The importance of the patient and provider experience throughout this pandemic cannot be understated. For decades, Americans have perceived medical care as an almost Norman Rockwell style experience, with a brick and mortar clinic, physicians in white coats with analog stethoscopes, and a sucker at the end for kids who are well behaved. Now, for the first time, hundreds of thousands or even millions (we’ll know once the pandemic has ended and claims can be evaluated) of Americans are being exposed to telehealth. I cannot count how many friends and family have regaled me with stories of their first-time experiences, or a loved one’s first experience, with telehealth and telemedicine over the last two months (due to the nature of my employment, I’m quickly becoming the go-to person to share this information with amongst my friends and family). Without exception, their stories have been overwhelmingly positive and they even have an energetic and curious quality when discussing the uniqueness of their experiences when compared to traditional in-person visits. These experiences, more so than policy and investment, are what will drive telemedicine and telehealth forward in a post-COVID-19 world, because these experiences are changing Americans’ cultural expectations, and those cultural expectations are what will inform policy reform and signal to investors that telemedicine is a stable and worthwhile investment. For years, Americans have been deeply involved with and aware of the digital realm through social networks, remote work agreements, and devices that can reach across the globe at the touch of a button. Now, with an extra push from COVID-19, Americans are increasingly viewing their health care through a digital lens as well.
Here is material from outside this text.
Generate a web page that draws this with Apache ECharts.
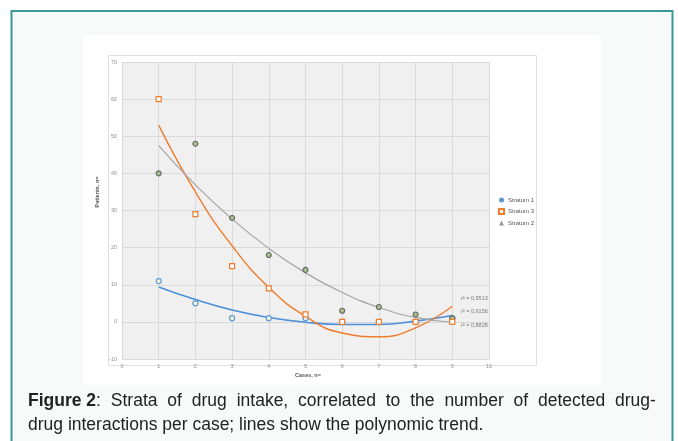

COVID-19 will likely be contained and begin to decline over the coming months, eventually fading from the forefront of our public consciousness. However, the impact it has had on our health care system will remain long after the public health emergency has dissipated. We are all currently participants in a great experiment – implementing and waiving policies and procedures ad hoc in order to meet the needs of public health, the consequences of which will only be fully appreciated after the fact. In many ways, COVID-19 has exposed the extent to which our health care system has, to date, prioritized form over function. When the dust settles and we finally look back to evaluate how the emergency has affected health care delivery, operating costs, incomes, and patient outcomes, the resulting data will undoubtedly be used to advocate for reforms that encourage greater implementation of telemedicine and telehealth, including permanent implementation of many of the temporary waivers currently in place. As we begin to return to “normal,” it will not be the same normal as before. Rather, it will be a new normal. A normal in which the public will increasingly expect virtual access to their care when and where they need it; and a normal in which health care entities, regulators, and payers, battle hardened by the COVID-19 pandemic, will have the infrastructure, protocols, and procedures in place to provide that care virtually using telehealth and telemedicine.